Aim of the exercise:
Drop every picture. Then return, exactly, the lines from the beginning of the listing below through the one containing "PH = H - T - B".

Material:
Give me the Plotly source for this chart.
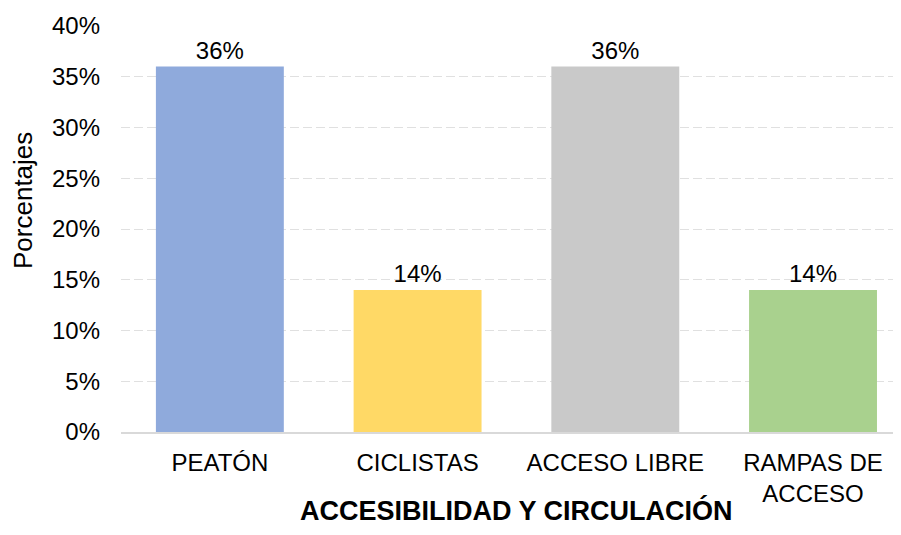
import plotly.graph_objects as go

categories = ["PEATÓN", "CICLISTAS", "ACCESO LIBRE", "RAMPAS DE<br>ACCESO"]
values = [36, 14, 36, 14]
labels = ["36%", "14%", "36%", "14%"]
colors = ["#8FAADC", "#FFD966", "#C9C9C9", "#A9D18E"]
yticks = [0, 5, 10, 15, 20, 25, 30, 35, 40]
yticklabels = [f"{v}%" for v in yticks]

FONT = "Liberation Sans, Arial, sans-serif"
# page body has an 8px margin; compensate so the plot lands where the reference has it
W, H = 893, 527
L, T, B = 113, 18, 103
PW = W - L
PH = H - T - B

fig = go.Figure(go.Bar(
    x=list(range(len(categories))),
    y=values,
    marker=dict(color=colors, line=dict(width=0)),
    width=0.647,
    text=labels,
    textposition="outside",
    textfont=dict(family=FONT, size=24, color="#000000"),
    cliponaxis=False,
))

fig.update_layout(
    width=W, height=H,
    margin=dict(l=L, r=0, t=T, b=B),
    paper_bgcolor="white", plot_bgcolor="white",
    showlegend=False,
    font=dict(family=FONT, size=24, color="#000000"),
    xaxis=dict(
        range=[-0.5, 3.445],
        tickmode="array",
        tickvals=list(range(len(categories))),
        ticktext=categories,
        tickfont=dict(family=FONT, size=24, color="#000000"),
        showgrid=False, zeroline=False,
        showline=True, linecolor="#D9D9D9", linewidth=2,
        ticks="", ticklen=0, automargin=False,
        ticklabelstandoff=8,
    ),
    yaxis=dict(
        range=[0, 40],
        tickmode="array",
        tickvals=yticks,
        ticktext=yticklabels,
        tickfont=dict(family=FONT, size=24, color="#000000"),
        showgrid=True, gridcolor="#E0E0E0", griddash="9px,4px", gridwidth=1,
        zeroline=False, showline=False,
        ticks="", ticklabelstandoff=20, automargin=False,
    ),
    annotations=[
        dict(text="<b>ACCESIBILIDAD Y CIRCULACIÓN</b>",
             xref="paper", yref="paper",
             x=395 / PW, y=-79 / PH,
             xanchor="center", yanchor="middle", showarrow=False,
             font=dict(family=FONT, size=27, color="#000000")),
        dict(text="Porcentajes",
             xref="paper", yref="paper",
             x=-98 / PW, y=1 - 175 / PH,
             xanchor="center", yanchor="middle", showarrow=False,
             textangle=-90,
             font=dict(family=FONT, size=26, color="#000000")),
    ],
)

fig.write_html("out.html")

Result of this task:
Give me the Plotly source for this chart.
import plotly.graph_objects as go

categories = ["PEATÓN", "CICLISTAS", "ACCESO LIBRE", "RAMPAS DE<br>ACCESO"]
values = [36, 14, 36, 14]
labels = ["36%", "14%", "36%", "14%"]
colors = ["#8FAADC", "#FFD966", "#C9C9C9", "#A9D18E"]
yticks = [0, 5, 10, 15, 20, 25, 30, 35, 40]
yticklabels = [f"{v}%" for v in yticks]

FONT = "Liberation Sans, Arial, sans-serif"
# page body has an 8px margin; compensate so the plot lands where the reference has it
W, H = 893, 527
L, T, B = 113, 18, 103
PW = W - L
PH = H - T - B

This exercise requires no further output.